# Finally found some Mr. Yoshida's!



## squirrel (Aug 12, 2010)

WooHoo! I go to Sam's regularly and have looked every single time and every single time nada, but today, after I had forgotten all about it there it was! They have recently renovated our Sam's and it seems to be bigger with lots more stuff! I'm so excited, I'm marinating two flank steaks to make fancy shmancy fajita's with all the works! Yayayayayayay!

I'm going to do a search and hopefully come up with some ideas, but if anybody has a favorite I'd love to hear about it!

I've heard Ron is the formal Yoshida's Ambassador of SMF by the way.


----------



## jirodriguez (Aug 12, 2010)

Let me know if you ever can't find it. Our Costco carries it year round for about $5 or $6 bucks on a big bottle.


----------



## ronp (Aug 12, 2010)

Whoo hoo. I usually just rub wit that and garlic and pepper.


----------



## squirrel (Aug 12, 2010)

I've got a brisket and two big flank steaks marinating. I didn't want to use the whole bottle so I made a marinade and then added some of this to it. I love flank steak for fajitas. I better get busy making some flour tortillas and some corn tortillas for chips and salsa!


----------



## pineywoods (Aug 12, 2010)

We have an idea RonP and Mr Yoshida are actually the same person


----------



## chefrob (Aug 12, 2010)

Pineywoods said:


> We have an* idea *RonP and Mr Yoshida are actually the same person


idea........are you kiding me?


----------



## meateater (Aug 12, 2010)

Could be, maybe.


----------



## scarbelly (Aug 12, 2010)

Squirrel said:


> WooHoo! I go to Sam's regularly and have looked every single time and every single time nada, but today, after I had forgotten all about it there it was! They have recently renovated our Sam's and it seems to be bigger with lots more stuff! I'm so excited, I'm marinating two flank steaks to make fancy shmancy fajita's with all the works! Yayayayayayay!
> 
> I'm going to do a search and hopefully come up with some ideas, but if anybody has a favorite I'd love to hear about it!
> 
> I've heard Ron is the formal Yoshida's Ambassador of SMF by the way.


If you are ever in this spot again just post up what you need and one of us will gladly send it to you or do an exchange if that is what you want - I just sent some chipotle to a member who could not get it in his area


----------



## mrsb (Aug 12, 2010)

So lets hear about those fajitas! Or do you have another great g-view story in the works?


----------



## squirrel (Aug 12, 2010)

Yay! Mrs. B. I'm marinating the flank steaks over night and I can assure you the drama will continue! It seems Mizz Roma has found her way in to my Mexican dish as well!

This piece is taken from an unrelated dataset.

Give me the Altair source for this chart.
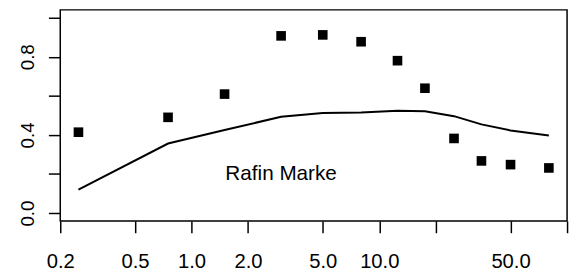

She's a naughty girl.


----------



## mythmaster (Aug 13, 2010)

Bad, A. Roma!


----------



## racincowboy (Nov 14, 2010)

meateater said:


> Could be, maybe.




 Yes that is the real Junki Yoshida. I have been to his house a few times for parties ect. His sauces are made in Portland Oregon. I have toured the factory to many times to count as we were a sub-contractor of theirs for alot of years. We would make the double packs ect for costco. I have tried all his sauces and havent found one I havent liked. I am new to smoking but I will give a few of his a try.


----------



## meateater (Nov 14, 2010)

So do you have a inside connect? They make about a dozen flavors that I can't get.


----------



## squirrel (Nov 16, 2010)

Yea, me too. I only get the original and just picked up a bottle of the Hawaiin. I'm planning on marinating the UPS guy in it. 
	

	
	
		
		



		
		
	


	





 


meateater said:


> So do you have a inside connect? They make about a dozen flavors that I can't get.


----------



## ricciardo (May 15, 2011)

I can only get this in large amounts from Costco.   Please share some recipes with Mr. Yoshida's?  I see a lot of people talking about it but no recipes.


----------



## scarbelly (May 15, 2011)

Use the search tool at the top - RonP posted lots of them when he was still around.


----------



## venture (May 16, 2011)

Yep.  Big bottle of Yoshida's in memory of Ron.

Good luck and good smoking.


----------



## flash (May 16, 2011)

How is the Garlic and Black Pepper one? My wife is not to big on sweet.


----------